= Daniel Macdonald (missionary) =

Scottish-Australian missionary (1846–1927)

Daniel Macdonald (4 March 1846 – 18 April 1927) was a missionary to the New Hebrides (now Vanuatu). He was born in Alloa, Scotland, but migrated to Ballarat, Victoria. He studied at the Presbyterian Theological Hall in Melbourne, and was the first Australian-trained Presbyterian missionary to the New Hebrides.

Macdonald served at Port Havannah on the island of Efate from 1872 to 1905. He was the "most notable linguist in the history of the New Hebrides Mission", and was the "organising translator-editor" of the Nguna-Efate Old Testament published in 1908. He, John W. Mackenzie, and Peter Milne each contributed approximately one third of the translation. Macdonald espoused the idea that Oceanic languages were of Semitic origin, and promoted a hybrid Efatese language. He and Milne were involved in a feud that lasted for more than fifteen years, which started with a disagreement over how to translate the word "God" in the local language.

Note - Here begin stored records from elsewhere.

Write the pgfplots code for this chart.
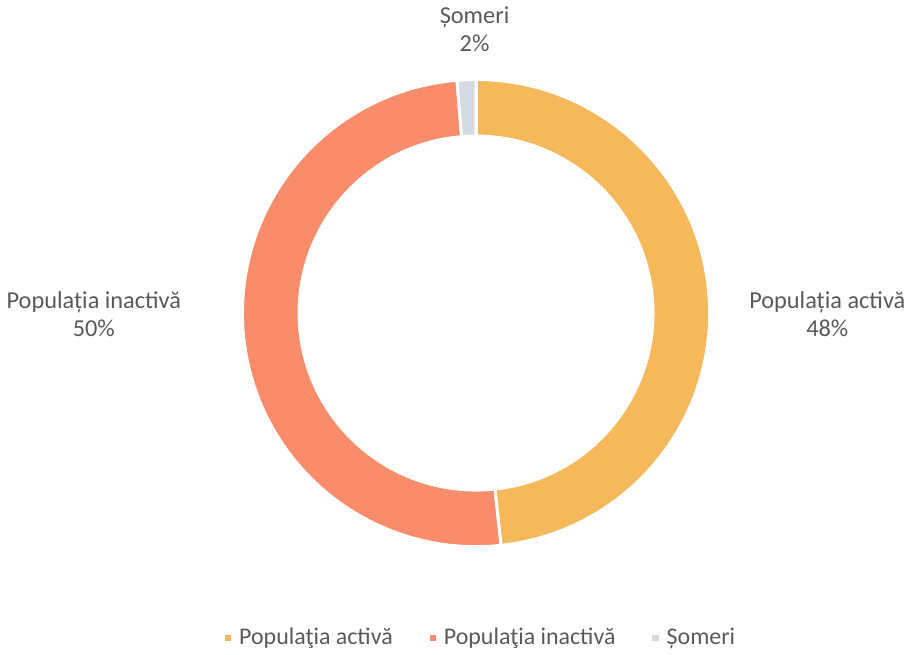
\documentclass[border=0pt]{standalone}
\usepackage{pgfplots}
\pgfplotsset{compat=1.18}
\usepackage{pgfplotstable}
\usepackage{fontspec}
\setmainfont{Carlito}

\definecolor{cActiva}{HTML}{F5B95B}
\definecolor{cInactiva}{HTML}{F98C6A}
\definecolor{cSomeri}{HTML}{D6DBE3}
\definecolor{txt}{HTML}{595959}

% share of each group, in %
\pgfplotstableread[col sep=comma]{
name,value,colour
activa,48.3,cActiva
inactiva,50.4,cInactiva
someri,1.3,cSomeri
}\piedata

\begin{document}
\begin{tikzpicture}
\begin{axis}[
	scale only axis,
	width=456pt, height=324pt,
	xmin=0, xmax=912, ymin=0, ymax=648,
	hide axis,
	clip=false,
	legend columns=3,
	legend style={draw=none, fill=none, at={(axis cs:484,12)}, anchor=center,
		font=\fontsize{12}{14}\selectfont, text=txt,
		nodes={inner sep=1.5pt},
		/tikz/every odd column/.append style={column sep=2.5pt},
		/tikz/every even column/.append style={column sep=17pt}},
	legend image code/.code={\fill[#1,draw=none] (0pt,-1.6pt) rectangle (3.2pt,1.6pt);},
]
\def\cx{478.5}\def\cy{338}
\def\Ro{117.2pt}\def\Ri{88.8pt}
\def\cum{0}
\pgfplotsforeachungrouped \i in {0,1,2}{
	\pgfplotstablegetelem{\i}{value}\of\piedata \let\slval=\pgfplotsretval
	\pgfplotstablegetelem{\i}{colour}\of\piedata \let\slcol=\pgfplotsretval
	\pgfmathsetmacro\angA{90-3.6*\cum}
	\pgfmathsetmacro\cumnew{\cum+\slval}\global\let\cum\cumnew
	\pgfmathsetmacro\angB{90-3.6*\cum}
	\edef\temp{\noexpand\fill[\slcol, draw=white, line width=1.5pt]
		([shift={(\angA:\Ro)}]axis cs:\cx,\cy) arc[start angle=\angA, end angle=\angB, radius=\Ro]
		-- ([shift={(\angB:\Ri)}]axis cs:\cx,\cy) arc[start angle=\angB, end angle=\angA, radius=\Ri] -- cycle;}
	\temp
}
\addlegendimage{fill=cActiva}\addlegendentry{Populaţia activă}
\addlegendimage{fill=cInactiva}\addlegendentry{Populaţia inactivă}
\addlegendimage{fill=cSomeri}\addlegendentry{Șomeri}

\begin{scope}[every node/.style={align=center, text=txt, font=\fontsize{12.2}{14}\selectfont}]
\node at (axis cs:477,623) {Șomeri\\2\%};
\node at (axis cs:831,337) {Populația activă\\48\%};
\node at (axis cs:95,337) {Populația inactivă\\50\%};
\end{scope}
\end{axis}
\end{tikzpicture}
\end{document}
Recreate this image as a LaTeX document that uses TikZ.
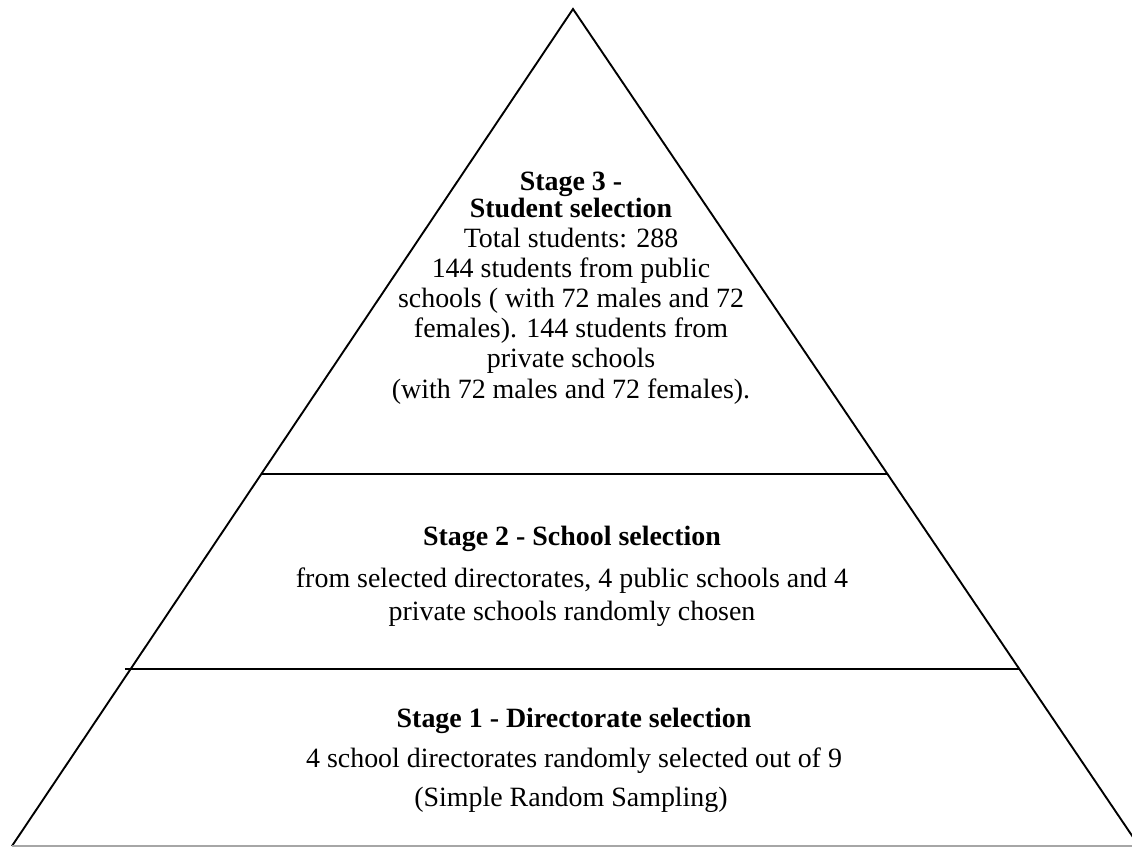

Macdonald was a major promoter of the Australasian New Hebrides Company which was founded in 1889, lobbying prominent Australian businesspeople and members of parliament to invest in the firm in order to forestall French influence in the New Hebrides.

Macdonald was awarded a Doctor of Divinity degree from McGill University, and served as moderator of the Presbyterian Church of Victoria in 1896.

He married Elizabeth Keir Geddie, daughter of missionary Rev. John Geddie.